7. Australia (around 25–32 million tons)
Australia is export-focused. Production fluctuates between 25 and 32 million tons.
But the real driver is weather. One good season, supply floods global markets. One bad year, prices shoot up.
This unpredictability makes Australia important. Wheat traders build strategies around it.
8. Pakistan (around 26–31 million tons)
Pakistan produces roughly 26 to 31 million tons.
Mostly consumed domestically. But whenever output drops, imports rise. That changes regional demand. South Asian markets feel the impact.
Sometimes importers shape the market as much as exporters.
9. Ukraine (around 20–26 million tons)
Ukraine has long been called the breadbasket.
Production usually sits between 20 and 26 million tons. But recent disruptions have shown something important. Global supply chains are fragile. Even small shocks from Ukraine move prices.
The world is interconnected. Whether it likes it or not.
10. Germany (around 22–23 million tons)
Germany is steady. Efficient. Predictable.
Around 22 to 23 million tons. Not aggressive in exports. But reliable inside Europe.
And in commodities, reliability is currency.
So What Does This Actually Mean?
This is not just a ranking. It is a strategy map.
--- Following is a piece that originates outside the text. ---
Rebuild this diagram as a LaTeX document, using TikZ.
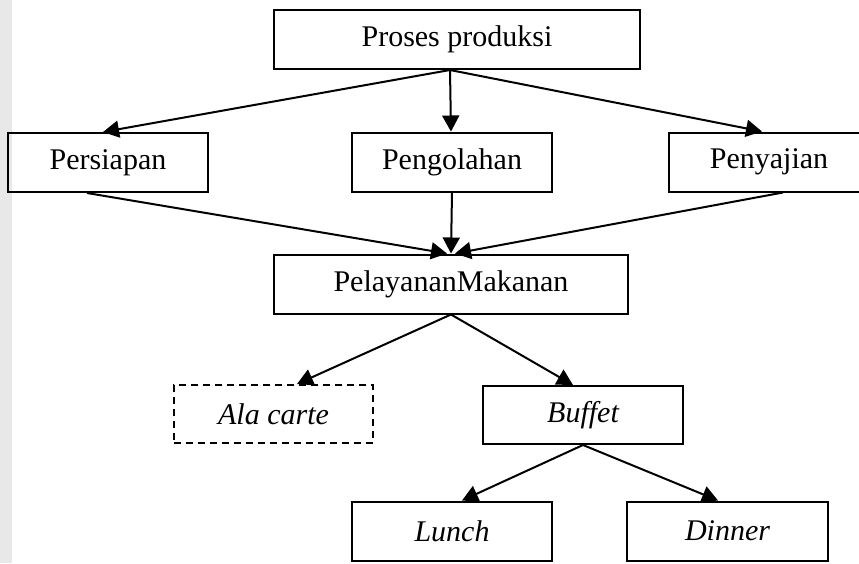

Some countries focus on feeding their population.
Some dominate exports.
Some build premium positioning.
Some strengthen regional influence.
At the same time, buyers are changing. Nobody wants dependence on one origin anymore. Climate shocks, geopolitics, logistics disruptions. All of this has forced diversification.
Multi-origin sourcing is becoming standard.
The Road Ahead
Demand will rise. Population growth makes that inevitable. Processed food consumption will expand. Urban lifestyles will push wheat demand even further.
But supply will remain uncertain. Climate volatility, policy risks, and geopolitical tension will shape the future.
The winners will not just produce more. They will build systems. Storage. Logistics. Compliance. Partnerships.
Because in global wheat trade, scale gets attention.
Consistency gets contracts.
And contracts build long-term power.